По всем улицам, выходящим на площадь, туда устремился по-праздничному нарядный народ; топча первый снег, они сходились к высокому крыльцу городской ратуши. Ратуша сияла ярко освещенными окнами, город Стокгольм давал банкет в честь короля Кристьерна. Едва приглашенные встали из-за столов и зал освободился, туда хлынула молодежь, которая давно уже теснилась за дверью, дожидаясь своего часа. Начинались танцы.

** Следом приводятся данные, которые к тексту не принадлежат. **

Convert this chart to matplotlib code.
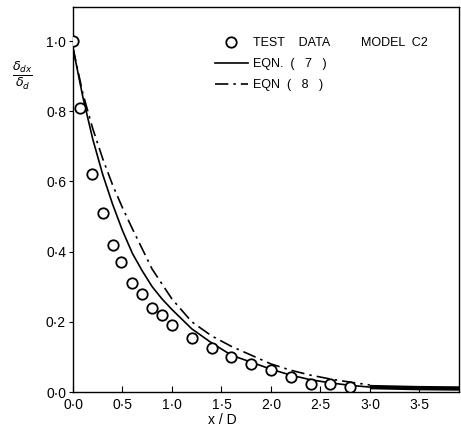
import matplotlib
matplotlib.use("Agg")
import matplotlib.pyplot as plt
from matplotlib.ticker import FuncFormatter

plt.rcParams['font.family'] = ['Liberation Sans', 'DejaVu Sans']
plt.rcParams['mathtext.fontset'] = 'dejavusans'

# test data, model C2
test_x = [0.0, 0.07, 0.19, 0.30, 0.40, 0.49, 0.60, 0.70, 0.80, 0.90, 1.0,
          1.2, 1.4, 1.6, 1.8, 2.0, 2.2, 2.4, 2.6, 2.8]
test_y = [1.0, 0.81, 0.62, 0.51, 0.42, 0.37, 0.31, 0.28, 0.24, 0.22, 0.19,
          0.155, 0.125, 0.10, 0.08, 0.063, 0.042, 0.022, 0.024, 0.013]

# eqn (7)
eq7_x = [0.0, 0.1, 0.2, 0.3, 0.4, 0.5, 0.6, 0.7, 0.8, 0.9, 1.0, 1.2, 1.4,
         1.6, 1.8, 2.0, 2.2, 2.4, 2.6, 2.8, 3.0, 3.5, 3.9]
eq7_y = [0.98, 0.84, 0.72, 0.62, 0.535, 0.46, 0.395, 0.345, 0.30, 0.265, 0.235,
         0.18, 0.14, 0.105, 0.085, 0.065, 0.048, 0.035, 0.026, 0.019, 0.014,
         0.011, 0.01]

# eqn (8)
eq8_x = [0.0, 0.1, 0.2, 0.3, 0.4, 0.5, 0.6, 0.8, 1.0, 1.2, 1.4, 1.6, 1.8,
         2.0, 2.2, 2.4, 2.6, 2.8, 3.0]
eq8_y = [0.98, 0.85, 0.75, 0.665, 0.59, 0.525, 0.465, 0.35, 0.265, 0.20,
         0.16, 0.13, 0.105, 0.08, 0.062, 0.048, 0.037, 0.028, 0.02]

x_ticks = [0.0, 0.5, 1.0, 1.5, 2.0, 2.5, 3.0, 3.5]
y_ticks = [0.0, 0.2, 0.4, 0.6, 0.8, 1.0]

fig = plt.figure(figsize=(4.61, 4.33), dpi=100)
ax = fig.add_axes([73 / 461, 41 / 433, 386 / 461, 385 / 433])

ax.plot(eq7_x, eq7_y, color="black", lw=1.2, label="EQN.  (   7   )")
# the scanned original shows the eqn (7) tail as a heavy stroke past x/D = 3
tail = [i for i, v in enumerate(eq7_x) if v >= 3.0]
ax.plot([eq7_x[i] for i in tail], [eq7_y[i] for i in tail], color="black",
        lw=3.2, solid_capstyle="butt")
ax.plot(eq8_x, eq8_y, color="black", lw=1.2, linestyle=(0, (8, 3, 1.5, 3)),
        label="EQN  (   8   )")
ax.plot(test_x, test_y, linestyle="none", marker="o", ms=7.5, mfc="white",
        mec="black", mew=1.3, label="TEST    DATA         MODEL  C2",
        zorder=3)

ax.set_xlim(0, 3.9)
ax.set_ylim(0, 1.097)
ax.set_xticks(x_ticks)
ax.set_yticks(y_ticks)
fmt = FuncFormatter(lambda v, p: f"{v:.1f}".replace(".", "\u00b7"))
ax.xaxis.set_major_formatter(fmt)
ax.yaxis.set_major_formatter(fmt)
ax.tick_params(axis="x", direction="in", length=4, width=0.8, labelsize=10, pad=4)
ax.tick_params(axis="y", direction="out", length=3, width=0.8, labelsize=10, pad=2)
for s in ax.spines.values():
    s.set_linewidth(1.0)

handles, labels = ax.get_legend_handles_labels()
order = [2, 0, 1]
ax.legend([handles[i] for i in order], [labels[i] for i in order],
          loc="upper left", bbox_to_anchor=(0.355, 0.935), frameon=False,
          fontsize=9, handlelength=2.6, handletextpad=0.4, labelspacing=0.72,
          borderaxespad=0)

fig.text(22 / 461, 1 - 76 / 433, r"$\frac{\delta_{dx}}{\delta_d}$",
         ha="center", va="center", fontsize=13)
fig.text(222 / 461, 1 - 420 / 433, "x / D", ha="center", va="center",
         fontsize=10)

fig.savefig("out.png", dpi=100)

И вот заиграла музыка. Аксель первым вышел на середину. Он самозабвенно проплясал целый час, без памяти отдаваясь перипетиям танца, не заботясь о том, кто их с ним разделяет. Почувствовав жажду, он спустился вниз и по пути выглянул на улицу, там было темно, как в печной трубе, белый рой снежинок впорхнул в открытую дверь, словно стая мотыльков, летящая на свет. Аксель вышел на улицу и пустился по ним за несколько кварталов проведать расхворавшегося Миккеля. Миккель слег неделю тому назад, и, по всей видимости, дела его обстояли неважно.
В захудалой гостинице, где поселился Миккель, Аксель встретил компанию ландскнехтов, занятую выпивкой. Поздоровавшись с ними, Аксель прошел мимо, в глубину помещения, откуда был вход в комнатушку, где лежал больной Миккель. Там было темно и душно от застоявшегося воздуха. У Миккеля был жар; слабым, горячечным голосом он осведомился, кто там пришел, Аксель зажег свечу и пожал потную руку Миккеля.
— Ну, как дела?
Миккель представлял неутешительное зрелище. Лицо его было покрыто красными пятнами, по лбу струился пот, он так исхудал, что страшно было смотреть. От неодолимой усталости он еле приоткрыл веки, и тут же они снова закрылись, глаза у него были воспаленные и мутные.